Honey Available!

Honey Available!

Hi! I am Adriana, the beekeeper from South Mountain Bees, and I know you've been waiting for this post.

We finally have some of our backyard honey available.

I don't know if you know that the dark honey in our area is so sweet, that it crystalizes at lightning speed, well not really, but pretty fast. After a week or two in the jar you start seeing those less than appealing harsh crystals, and since we are committed to raw honey, we don't want to heat it to dissolve the crystals, and while doing that, killing all good properties of honey. So what we do is encourage crystallization with a much finer crystal. That process gives it a smoother texture, and in our home, it's a favorite. It is much easier to spread, and it dissolves equally fast in tea. That smoother honey is what we call creamed honey. Even though it's not an accurate name, since there is no cream in it, but it's hard to change a name once people got used to it.
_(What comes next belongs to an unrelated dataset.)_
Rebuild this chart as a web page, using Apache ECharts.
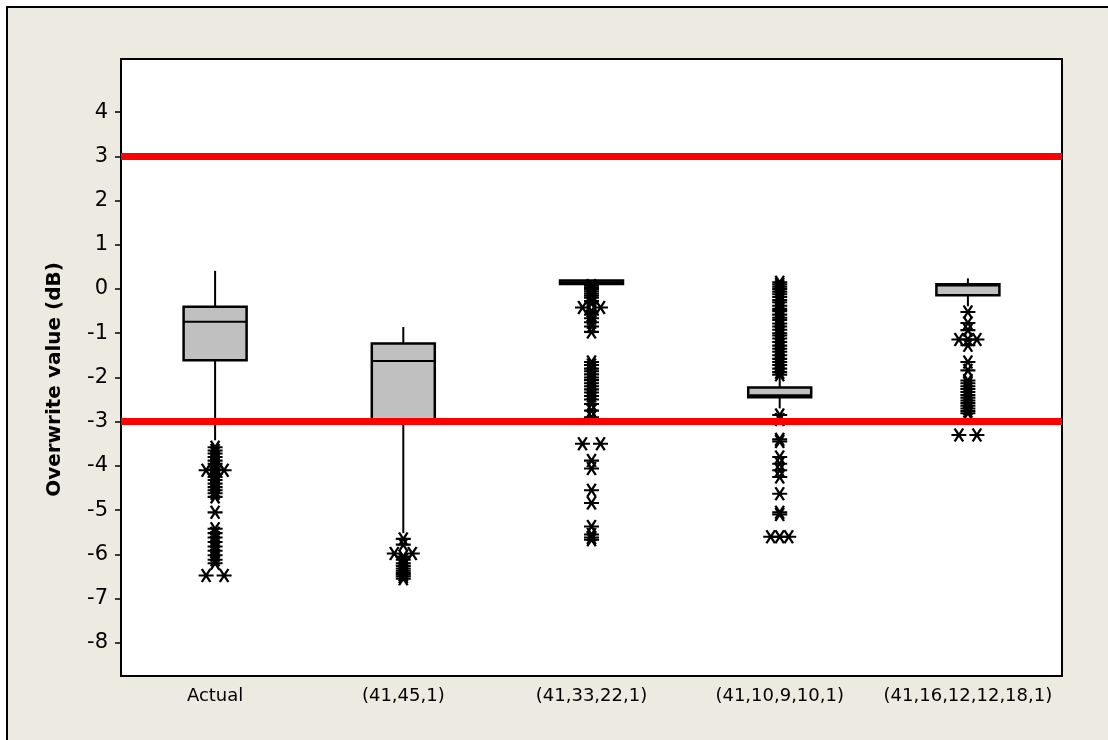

The next available honey is probably the best quality you can get. It is meticulously stored by the bees in tiny hexagons made of beeswax. Nobody else has touched it, the comb is paper-thin, and it is 100% edible. Moreover, kids love to chew it. This honey is called comb honey or honey comb, depending on who you talk to. Beekeepers tend to call it comb honey, because we use honey comb to refer to the actual beeswax structure, but everybody else seems to use honey comb. Either way, it is delicious!